• _What to produce_
Copy the data that follows, character for character, minus the pictures.

• _Supplied material_
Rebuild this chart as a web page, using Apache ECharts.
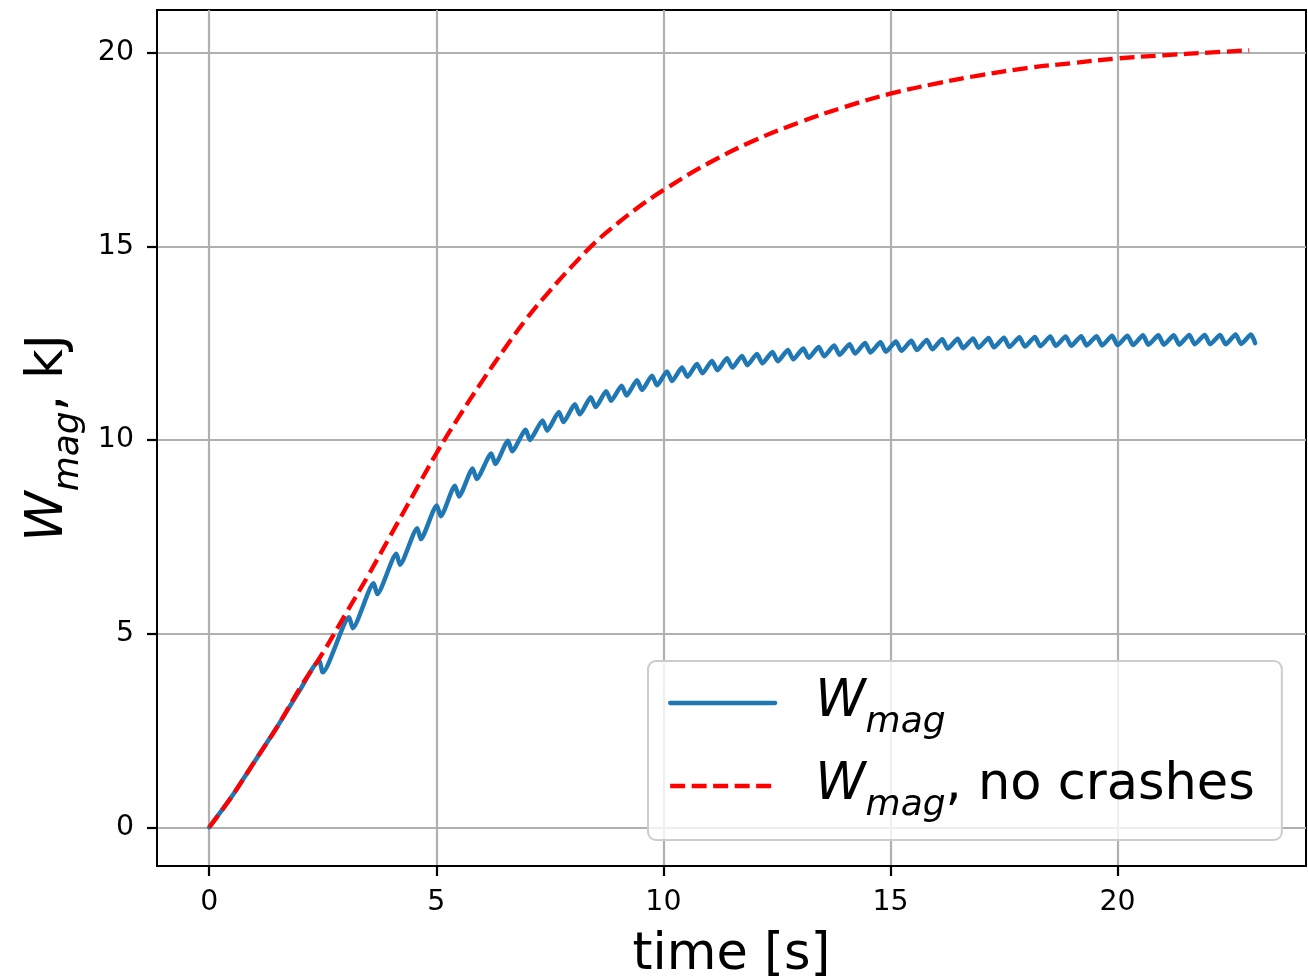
<!DOCTYPE html>
<html>
<head>
<meta charset="utf-8">
<script src="https://cdn.jsdelivr.net/npm/echarts@6/dist/echarts.min.js"></script>
<style>
html,body{margin:0;padding:0;background:#fff;}
#chart{width:1308px;height:980px;}
</style>
</head>
<body>
<div id="chart"></div>
<script>
// ---------- data ----------
const xTicks = [0, 5, 10, 15, 20];
const yTicks = [0, 5, 10, 15, 20];

// "no crashes" curve (red dashed)
const redT = [0,0.5,1,1.5,2,2.5,3,3.5,4,4.5,5,5.5,6,6.5,7,7.5,8,8.5,9,9.5,10,11,12,13,14,15,16,17,18,19,20,21,22,22.9];
const redV = [0,0.8,1.7,2.6,3.6,4.5,5.5,6.5,7.55,8.6,9.65,10.6,11.5,12.35,13.15,13.85,14.5,15.1,15.6,16.05,16.45,17.15,17.73,18.2,18.6,18.94,19.2,19.42,19.6,19.73,19.85,19.93,20.0,20.06];

// W_mag (blue) – smooth start before the first crash
const blueStartT = [0,0.5,1,1.5,2];
const blueStartV = [0,0.8,1.7,2.6,3.55];
// each crash: peak just before it, dip just after it
const crashT = [2.42,3.08,3.62,4.12,4.58,5.01,5.41,5.80,6.21,6.58,6.97,7.34,7.70,8.05,8.40,8.74,9.08,9.42,9.75,10.08,10.41,10.74,11.07,11.40,11.73,12.06,12.40,12.74,13.08,13.42,13.76,14.10,14.44,14.78,15.12,15.46,15.80,16.14,16.48,16.82,17.16,17.50,17.84,18.18,18.52,18.86,19.20,19.54,19.88,20.22,20.56,20.90,21.24,21.58,21.92,22.26,22.60,22.94];
const peakV = [4.30,5.42,6.30,7.06,7.72,8.31,8.82,9.26,9.65,9.98,10.26,10.50,10.72,10.92,11.10,11.26,11.40,11.54,11.66,11.77,11.87,11.96,12.04,12.11,12.17,12.22,12.27,12.32,12.36,12.40,12.44,12.47,12.50,12.52,12.54,12.56,12.58,12.60,12.61,12.62,12.63,12.64,12.65,12.66,12.67,12.67,12.68,12.68,12.69,12.69,12.70,12.70,12.70,12.71,12.71,12.71,12.72,12.72];
const dipT = [2.50,3.16,3.70,4.20,4.66,5.10,5.50,5.89,6.30,6.67,7.06,7.44,7.80,8.16,8.51,8.85,9.19,9.53,9.86,10.19,10.53,10.86,11.19,11.52,11.85,12.18,12.52,12.86,13.20,13.54,13.88,14.22,14.56,14.90,15.24,15.58,15.92,16.26,16.60,16.94,17.28,17.62,17.96,18.30,18.64,18.98,19.32,19.66,20.00,20.34,20.68,21.02,21.36,21.70,22.04,22.38,22.72,23.03];
const dipV = [4.00,5.14,6.02,6.78,7.44,8.03,8.54,8.99,9.38,9.71,10.00,10.24,10.46,10.66,10.85,11.01,11.15,11.29,11.41,11.52,11.63,11.72,11.80,11.87,11.93,11.98,12.03,12.08,12.12,12.16,12.20,12.23,12.26,12.28,12.30,12.32,12.34,12.36,12.37,12.38,12.39,12.40,12.41,12.42,12.43,12.43,12.44,12.44,12.45,12.45,12.46,12.46,12.46,12.47,12.47,12.47,12.48,12.50];

// ---------- build series data ----------
const redData = redT.map((t, i) => [t, redV[i]]);
const blueData = blueStartT.map((t, i) => [t, blueStartV[i]]);
crashT.forEach((t, i) => {
  blueData.push([t, peakV[i]]);
  blueData.push([dipT[i], dipV[i]]);
});

const FONT = 'DejaVu Sans';
const richMath = {
  w:   { fontFamily: FONT, fontStyle: 'italic', fontSize: 51, lineHeight: 51, color: '#000' },
  wl:  { fontFamily: FONT, fontStyle: 'italic', fontSize: 51, lineHeight: 51, padding: [0, 0, 0, 35], color: '#000' },
  s:   { fontFamily: FONT, fontStyle: 'italic', fontSize: 36, lineHeight: 36, padding: [40, 0, 0, 0], color: '#000' },
  n:   { fontFamily: FONT, fontSize: 51, lineHeight: 51, color: '#000' }
};

const chart = echarts.init(document.getElementById('chart'), null, { renderer: 'canvas' });
chart.setOption({
  animation: false,
  backgroundColor: '#ffffff',
  grid: { left: 157, right: 2, top: 10, bottom: 114, show: true, borderColor: '#000', borderWidth: 2,
          backgroundColor: 'transparent', outerBoundsMode: 'none', containLabel: false },
  xAxis: {
    type: 'value', min: -1.15, max: 24.15, splitNumber: 5,
    name: 'time [s]', nameLocation: 'middle', nameGap: 64,
    nameTextStyle: { fontFamily: FONT, fontSize: 51, color: '#000' },
    axisLine: { show: true, onZero: false, lineStyle: { color: '#000', width: 2 } },
    axisTick: { show: true, customValues: xTicks, length: 10, lineStyle: { color: '#000', width: 2.2 } },
    axisLabel: { customValues: xTicks, margin: 23, fontFamily: FONT, fontSize: 28.4, color: '#000' },
    splitLine: { show: true, lineStyle: { color: '#b0b0b0', width: 2.2 } }
  },
  yAxis: {
    type: 'value', min: -1.0, max: 21.1, splitNumber: 4,
    name: '{w|W}{s|mag}{n|, kJ}', nameLocation: 'middle', nameGap: 72, nameRotate: 90,
    nameTextStyle: { fontFamily: FONT, fontSize: 51, color: '#000', rich: richMath },
    axisLine: { show: true, onZero: false, lineStyle: { color: '#000', width: 2 } },
    axisTick: { show: true, customValues: yTicks, length: 10, lineStyle: { color: '#000', width: 2.2 } },
    axisLabel: { customValues: yTicks, margin: 23, fontFamily: FONT, fontSize: 28.4, color: '#000' },
    splitLine: { show: true, lineStyle: { color: '#b0b0b0', width: 2.2 } }
  },
  legend: {
    orient: 'vertical', left: 648, top: 661,
    padding: [4, 27, 16, 20], itemGap: 7, itemWidth: 105, itemHeight: 20,
    backgroundColor: 'rgba(255,255,255,0.8)', borderColor: '#cccccc', borderWidth: 2, borderRadius: 8,
    itemStyle: { color: 'transparent', borderWidth: 0, opacity: 0 },
    lineStyle: { width: 4.3 },
    textStyle: { fontFamily: FONT, fontSize: 51, color: '#000', rich: richMath },
    formatter: function (name) {
      if (name === 'Wmag') return '{wl|W}{s|mag}';
      return '{wl|W}{s|mag}{n|, no crashes}';
    },
    data: ['Wmag', 'Wmag, no crashes']
  },
  series: [
    {
      name: 'Wmag', type: 'line', data: blueData, symbol: 'none', smooth: 0.2,
      lineStyle: { color: '#1f77b4', width: 4.5, cap: 'round', join: 'round' },
      itemStyle: { color: '#1f77b4' }, z: 3
    },
    {
      name: 'Wmag, no crashes', type: 'line', data: redData, symbol: 'none', smooth: 0.4,
      lineStyle: { color: '#ff0000', width: 4.3, type: [15, 6.5] },
      itemStyle: { color: '#ff0000' }, z: 4
    }
  ]
});
</script>
</body>
</html>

• _The reply_
Rebuild this chart as a web page, using Apache ECharts.
<!DOCTYPE html>
<html>
<head>
<meta charset="utf-8">
<script src="https://cdn.jsdelivr.net/npm/echarts@6/dist/echarts.min.js"></script>
<style>
html,body{margin:0;padding:0;background:#fff;}
#chart{width:1308px;height:980px;}
</style>
</head>
<body>
<div id="chart"></div>
<script>
// ---------- data ----------
const xTicks = [0, 5, 10, 15, 20];
const yTicks = [0, 5, 10, 15, 20];

// "no crashes" curve (red dashed)
const redT = [0,0.5,1,1.5,2,2.5,3,3.5,4,4.5,5,5.5,6,6.5,7,7.5,8,8.5,9,9.5,10,11,12,13,14,15,16,17,18,19,20,21,22,22.9];
const redV = [0,0.8,1.7,2.6,3.6,4.5,5.5,6.5,7.55,8.6,9.65,10.6,11.5,12.35,13.15,13.85,14.5,15.1,15.6,16.05,16.45,17.15,17.73,18.2,18.6,18.94,19.2,19.42,19.6,19.73,19.85,19.93,20.0,20.06];

// W_mag (blue) – smooth start before the first crash
const blueStartT = [0,0.5,1,1.5,2];
const blueStartV = [0,0.8,1.7,2.6,3.55];
// each crash: peak just before it, dip just after it
const crashT = [2.42,3.08,3.62,4.12,4.58,5.01,5.41,5.80,6.21,6.58,6.97,7.34,7.70,8.05,8.40,8.74,9.08,9.42,9.75,10.08,10.41,10.74,11.07,11.40,11.73,12.06,12.40,12.74,13.08,13.42,13.76,14.10,14.44,14.78,15.12,15.46,15.80,16.14,16.48,16.82,17.16,17.50,17.84,18.18,18.52,18.86,19.20,19.54,19.88,20.22,20.56,20.90,21.24,21.58,21.92,22.26,22.60,22.94];
const peakV = [4.30,5.42,6.30,7.06,7.72,8.31,8.82,9.26,9.65,9.98,10.26,10.50,10.72,10.92,11.10,11.26,11.40,11.54,11.66,11.77,11.87,11.96,12.04,12.11,12.17,12.22,12.27,12.32,12.36,12.40,12.44,12.47,12.50,12.52,12.54,12.56,12.58,12.60,12.61,12.62,12.63,12.64,12.65,12.66,12.67,12.67,12.68,12.68,12.69,12.69,12.70,12.70,12.70,12.71,12.71,12.71,12.72,12.72];
const dipT = [2.50,3.16,3.70,4.20,4.66,5.10,5.50,5.89,6.30,6.67,7.06,7.44,7.80,8.16,8.51,8.85,9.19,9.53,9.86,10.19,10.53,10.86,11.19,11.52,11.85,12.18,12.52,12.86,13.20,13.54,13.88,14.22,14.56,14.90,15.24,15.58,15.92,16.26,16.60,16.94,17.28,17.62,17.96,18.30,18.64,18.98,19.32,19.66,20.00,20.34,20.68,21.02,21.36,21.70,22.04,22.38,22.72,23.03];
const dipV = [4.00,5.14,6.02,6.78,7.44,8.03,8.54,8.99,9.38,9.71,10.00,10.24,10.46,10.66,10.85,11.01,11.15,11.29,11.41,11.52,11.63,11.72,11.80,11.87,11.93,11.98,12.03,12.08,12.12,12.16,12.20,12.23,12.26,12.28,12.30,12.32,12.34,12.36,12.37,12.38,12.39,12.40,12.41,12.42,12.43,12.43,12.44,12.44,12.45,12.45,12.46,12.46,12.46,12.47,12.47,12.47,12.48,12.50];

// ---------- build series data ----------
const redData = redT.map((t, i) => [t, redV[i]]);
const blueData = blueStartT.map((t, i) => [t, blueStartV[i]]);
crashT.forEach((t, i) => {
  blueData.push([t, peakV[i]]);
  blueData.push([dipT[i], dipV[i]]);
});

const FONT = 'DejaVu Sans';
const richMath = {
  w:   { fontFamily: FONT, fontStyle: 'italic', fontSize: 51, lineHeight: 51, color: '#000' },
  wl:  { fontFamily: FONT, fontStyle: 'italic', fontSize: 51, lineHeight: 51, padding: [0, 0, 0, 35], color: '#000' },
  s:   { fontFamily: FONT, fontStyle: 'italic', fontSize: 36, lineHeight: 36, padding: [40, 0, 0, 0], color: '#000' },
  n:   { fontFamily: FONT, fontSize: 51, lineHeight: 51, color: '#000' }
};

const chart = echarts.init(document.getElementById('chart'), null, { renderer: 'canvas' });
chart.setOption({
  animation: false,
  backgroundColor: '#ffffff',
  grid: { left: 157, right: 2, top: 10, bottom: 114, show: true, borderColor: '#000', borderWidth: 2,
          backgroundColor: 'transparent', outerBoundsMode: 'none', containLabel: false },
  xAxis: {
    type: 'value', min: -1.15, max: 24.15, splitNumber: 5,
    name: 'time [s]', nameLocation: 'middle', nameGap: 64,
    nameTextStyle: { fontFamily: FONT, fontSize: 51, color: '#000' },
    axisLine: { show: true, onZero: false, lineStyle: { color: '#000', width: 2 } },
    axisTick: { show: true, customValues: xTicks, length: 10, lineStyle: { color: '#000', width: 2.2 } },
    axisLabel: { customValues: xTicks, margin: 23, fontFamily: FONT, fontSize: 28.4, color: '#000' },
    splitLine: { show: true, lineStyle: { color: '#b0b0b0', width: 2.2 } }
  },
  yAxis: {
    type: 'value', min: -1.0, max: 21.1, splitNumber: 4,
    name: '{w|W}{s|mag}{n|, kJ}', nameLocation: 'middle', nameGap: 72, nameRotate: 90,
    nameTextStyle: { fontFamily: FONT, fontSize: 51, color: '#000', rich: richMath },
    axisLine: { show: true, onZero: false, lineStyle: { color: '#000', width: 2 } },
    axisTick: { show: true, customValues: yTicks, length: 10, lineStyle: { color: '#000', width: 2.2 } },
    axisLabel: { customValues: yTicks, margin: 23, fontFamily: FONT, fontSize: 28.4, color: '#000' },
    splitLine: { show: true, lineStyle: { color: '#b0b0b0', width: 2.2 } }
  },
  legend: {
    orient: 'vertical', left: 648, top: 661,
    padding: [4, 27, 16, 20], itemGap: 7, itemWidth: 105, itemHeight: 20,
    backgroundColor: 'rgba(255,255,255,0.8)', borderColor: '#cccccc', borderWidth: 2, borderRadius: 8,
    itemStyle: { color: 'transparent', borderWidth: 0, opacity: 0 },
    lineStyle: { width: 4.3 },
    textStyle: { fontFamily: FONT, fontSize: 51, color: '#000', rich: richMath },
    formatter: function (name) {
      if (name === 'Wmag') return '{wl|W}{s|mag}';
      return '{wl|W}{s|mag}{n|, no crashes}';
    },
    data: ['Wmag', 'Wmag, no crashes']
  },
  series: [
    {
      name: 'Wmag', type: 'line', data: blueData, symbol: 'none', smooth: 0.2,
      lineStyle: { color: '#1f77b4', width: 4.5, cap: 'round', join: 'round' },
      itemStyle: { color: '#1f77b4' }, z: 3
    },
    {
      name: 'Wmag, no crashes', type: 'line', data: redData, symbol: 'none', smooth: 0.4,
      lineStyle: { color: '#ff0000', width: 4.3, type: [15, 6.5] },
      itemStyle: { color: '#ff0000' }, z: 4
    }
  ]
});
</script>
</body>
</html>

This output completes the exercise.